It is straigtforward to solve a linear Backward SDE. i.e. $dY_t=Z_tdW_t+ aY_tdt+bZ_tdt$ with $Y_T=\xi$ (where a and b are constants, $\xi$ is bounded Randon Variable.)
How can I solve $dY_t=Z_tdW_t+ a(Y_t)^+dt +bZ_tdt $ with $Y_T=\xi$ ?
($(Y_t)^+$ means the positive part of $Y_t$)
This question is very important for me. I have got stucked in it for more than one week, after trying several methods. I will be very grateful if anyone can give me some hint about possible ways to solve it! Please, any suggestion is very important for me.
I am also interested in solving $dY_t=Z_tdW_t+ a(Y_t)^+dt +b(Z_t)^+dt $ with $Y_T=\xi$ ?

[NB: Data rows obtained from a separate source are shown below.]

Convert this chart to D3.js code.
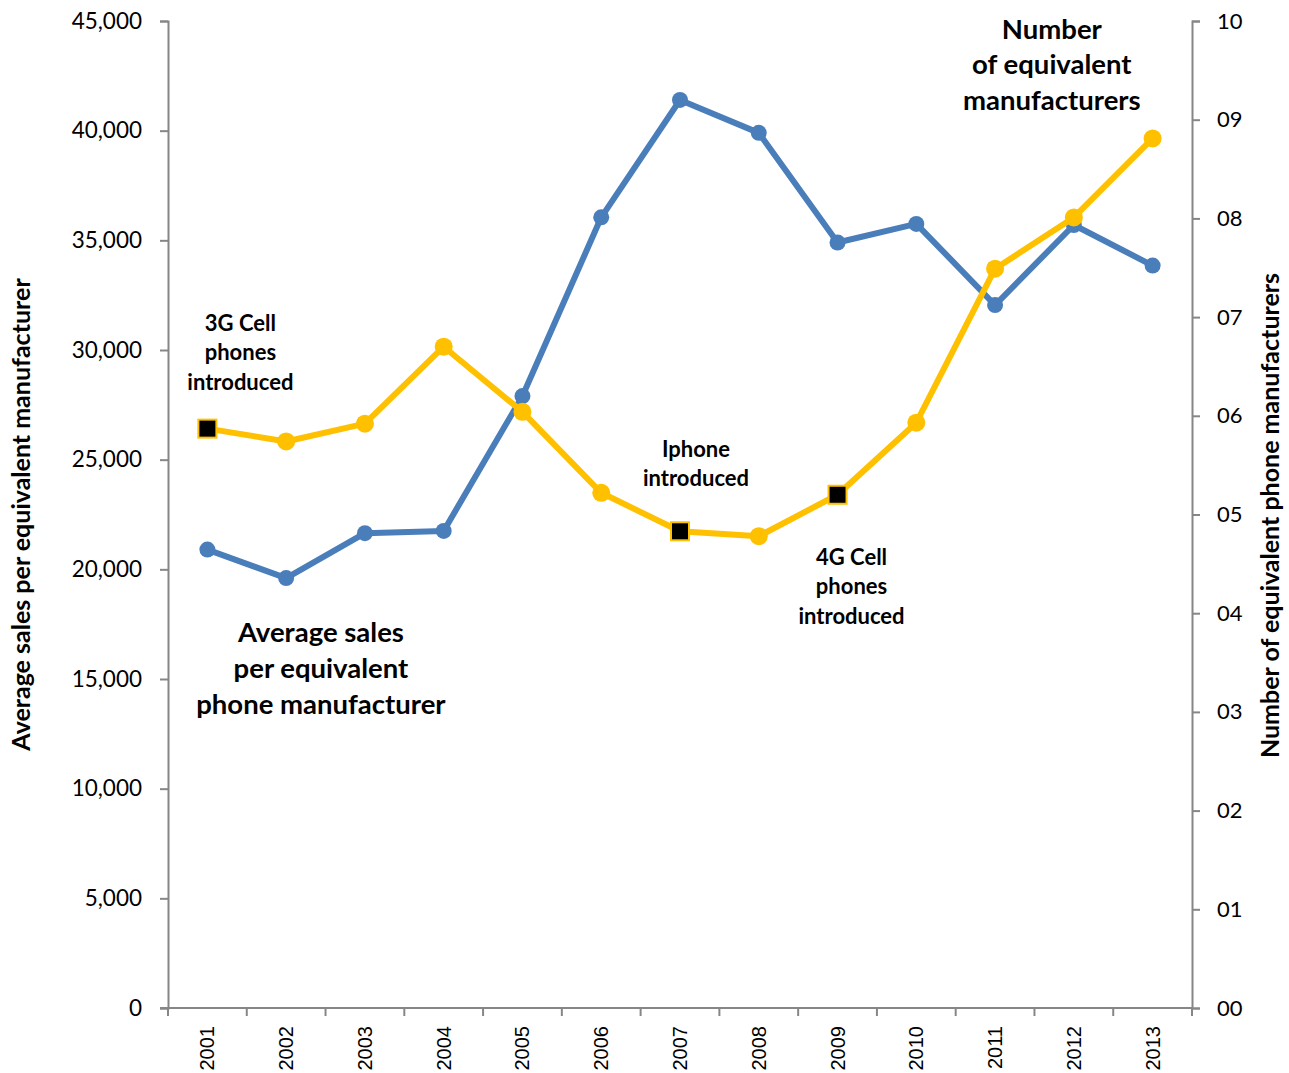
<!DOCTYPE html>
<html>
<head>
<meta charset="utf-8">
<script src="https://cdn.jsdelivr.net/npm/d3@7"></script>
<style>
body { margin: 0; background: #fff; }
svg { display: block; }
</style>
</head>
<body>
<div id="chart"></div>
<script>
const years = ["2001","2002","2003","2004","2005","2006","2007","2008","2009","2010","2011","2012","2013"];
const avgSales = [20900, 19600, 21650, 21750, 27900, 36050, 41400, 39900, 34900, 35750, 32050, 35700, 33850];
const manufacturers = [5.87, 5.74, 5.92, 6.70, 6.04, 5.22, 4.83, 4.78, 5.20, 5.93, 7.49, 8.01, 8.81];
const squareYears = ["2001", "2007", "2009"];
const leftTicks = [0, 5000, 10000, 15000, 20000, 25000, 30000, 35000, 40000, 45000];
const rightTicks = [0,1,2,3,4,5,6,7,8,9,10];
const annotations = [
  { lines: ["3G Cell", "phones", "introduced"], x: "2001", dx: 33, y: 322, size: 22, gap: 29.5 },
  { lines: ["Iphone", "introduced"], x: "2007", dx: 16, y: 448, size: 22, gap: 29 },
  { lines: ["4G Cell", "phones", "introduced"], x: "2009", dx: 14, y: 556, size: 22, gap: 29.5 },
  { lines: ["Average sales", "per equivalent", "phone manufacturer"], x: "2003", dx: -44, y: 631, size: 27.5, gap: 36 },
  { lines: ["Number", "of equivalent", "manufacturers"], x: "2012", dx: -22, y: 28, size: 27.5, gap: 35.5 }
];

const W = 1289, H = 1073;
const m = { left: 168, right: 97, top: 21, bottom: 65 };
const svg = d3.select("#chart").append("svg").attr("width", W).attr("height", H);

const x = d3.scaleBand().domain(years).range([m.left, W - m.right]);
const yL = d3.scaleLinear().domain([0, 45000]).range([H - m.bottom, m.top]);
const yR = d3.scaleLinear().domain([0, 10]).range([H - m.bottom, m.top]);
const cx = d => x(d) + x.bandwidth() / 2;

const axisColor = "#868686";
const tickFont = "Lato, 'Open Sans', sans-serif";

// left axis
const gL = svg.append("g").attr("transform", `translate(${m.left},0)`)
  .call(d3.axisLeft(yL).tickValues(leftTicks).tickSize(8).tickPadding(18).tickFormat(d3.format(",")));
gL.select(".domain").attr("stroke", axisColor).attr("stroke-width", 2);
gL.selectAll(".tick line").attr("stroke", axisColor).attr("stroke-width", 2);
gL.selectAll(".tick text").attr("font-family", tickFont).attr("font-size", 22.5).attr("fill", "#000");

// right axis
const gR = svg.append("g").attr("transform", `translate(${W - m.right},0)`)
  .call(d3.axisRight(yR).tickValues(rightTicks).tickSize(8).tickPadding(17).tickFormat(d3.format("02d")));
gR.select(".domain").attr("stroke", axisColor).attr("stroke-width", 2);
gR.selectAll(".tick line").attr("stroke", axisColor).attr("stroke-width", 2);
gR.selectAll(".tick text").attr("font-family", tickFont).attr("font-size", 22).attr("fill", "#000");

// bottom axis
const gB = svg.append("g").attr("transform", `translate(0,${H - m.bottom})`);
gB.append("line").attr("x1", m.left - 8).attr("x2", W - m.right).attr("y1", 0).attr("y2", 0)
  .attr("stroke", axisColor).attr("stroke-width", 2);
const bounds = years.map(d => x(d)).concat([x(years[years.length - 1]) + x.bandwidth()]);
gB.selectAll(".btick").data(bounds).join("line")
  .attr("x1", d => d).attr("x2", d => d).attr("y1", 0).attr("y2", 8)
  .attr("stroke", axisColor).attr("stroke-width", 2);
gB.selectAll(".ylab").data(years).join("text")
  .attr("transform", d => `translate(${cx(d) + 7},${18}) rotate(-90)`)
  .attr("text-anchor", "end")
  .attr("font-family", "'Liberation Sans', Arial, sans-serif")
  .attr("font-size", 20)
  .attr("fill", "#000")
  .text(d => d);

// axis titles
svg.append("text")
  .attr("transform", `translate(30,${(m.top + H - m.bottom) / 2}) rotate(-90)`)
  .attr("text-anchor", "middle")
  .attr("font-family", tickFont).attr("font-weight", "bold").attr("font-size", 25)
  .text("Average sales per equivalent manufacturer");
svg.append("text")
  .attr("transform", `translate(1279,${(m.top + H - m.bottom) / 2 + 1}) rotate(-90)`)
  .attr("text-anchor", "middle")
  .attr("font-family", tickFont).attr("font-weight", "bold").attr("font-size", 25)
  .text("Number of equivalent phone manufacturers");

// blue line
const blue = "#4A7EBB";
const orange = "#FFC000";
const lineL = d3.line().x((d, i) => cx(years[i])).y(d => yL(d));
svg.append("path").datum(avgSales).attr("d", lineL)
  .attr("fill", "none").attr("stroke", blue).attr("stroke-width", 6).attr("stroke-linejoin", "round");
svg.selectAll(".bdot").data(avgSales).join("circle")
  .attr("cx", (d, i) => cx(years[i])).attr("cy", d => yL(d)).attr("r", 8).attr("fill", blue);

// orange line
const lineR = d3.line().x((d, i) => cx(years[i])).y(d => yR(d));
svg.append("path").datum(manufacturers).attr("d", lineR)
  .attr("fill", "none").attr("stroke", orange).attr("stroke-width", 6).attr("stroke-linejoin", "round");
const pts = manufacturers.map((v, i) => ({ year: years[i], v }));
svg.selectAll(".odot").data(pts.filter(p => !squareYears.includes(p.year))).join("circle")
  .attr("cx", d => cx(d.year)).attr("cy", d => yR(d.v)).attr("r", 9).attr("fill", orange);
svg.selectAll(".osq").data(pts.filter(p => squareYears.includes(p.year))).join("rect")
  .attr("x", d => cx(d.year) - 9).attr("y", d => yR(d.v) - 9).attr("width", 18).attr("height", 18)
  .attr("fill", "#000").attr("stroke", orange).attr("stroke-width", 2);

// annotations
annotations.forEach(a => {
  const t = svg.append("text")
    .attr("text-anchor", "middle")
    .attr("font-family", tickFont).attr("font-weight", "bold").attr("font-size", a.size)
    .attr("fill", "#000");
  a.lines.forEach((ln, i) => {
    t.append("tspan").attr("x", cx(a.x) + a.dx).attr("y", a.y + i * a.gap).attr("dominant-baseline", "central").text(ln);
  });
});
</script>
</body>
</html>
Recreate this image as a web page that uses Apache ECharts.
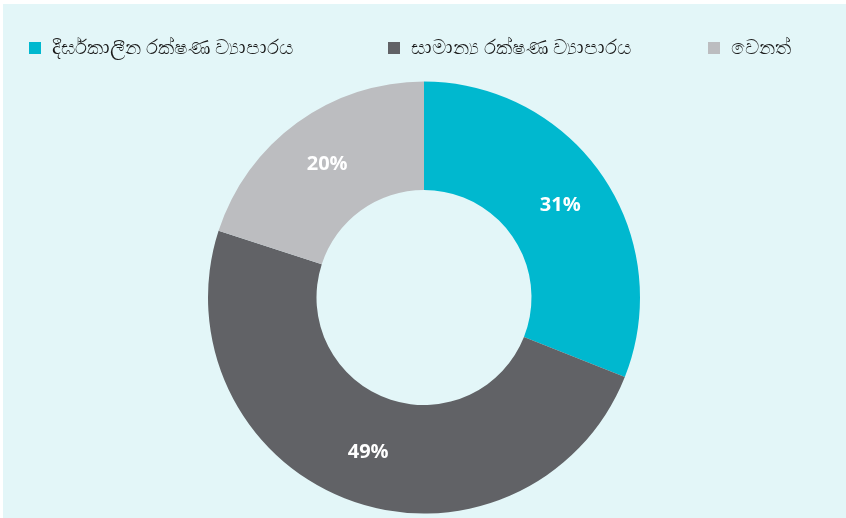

I am a starter in Backward SDE and wish to explore deeper in how to solve different BSDEs. Can anyone suggest me some related books?
Thank you so much!!
The easiest way is to assume Y is positive and solve it. If the solution is positive, then it is the actual solution. Another way is that if the BSDE is Markovian, you can solve the corresponding PDE(Feynman-Kac formula). In general, the solution should depend heavily in choosing $\xi$. Therefore, one may not get general solution for any $\xi$.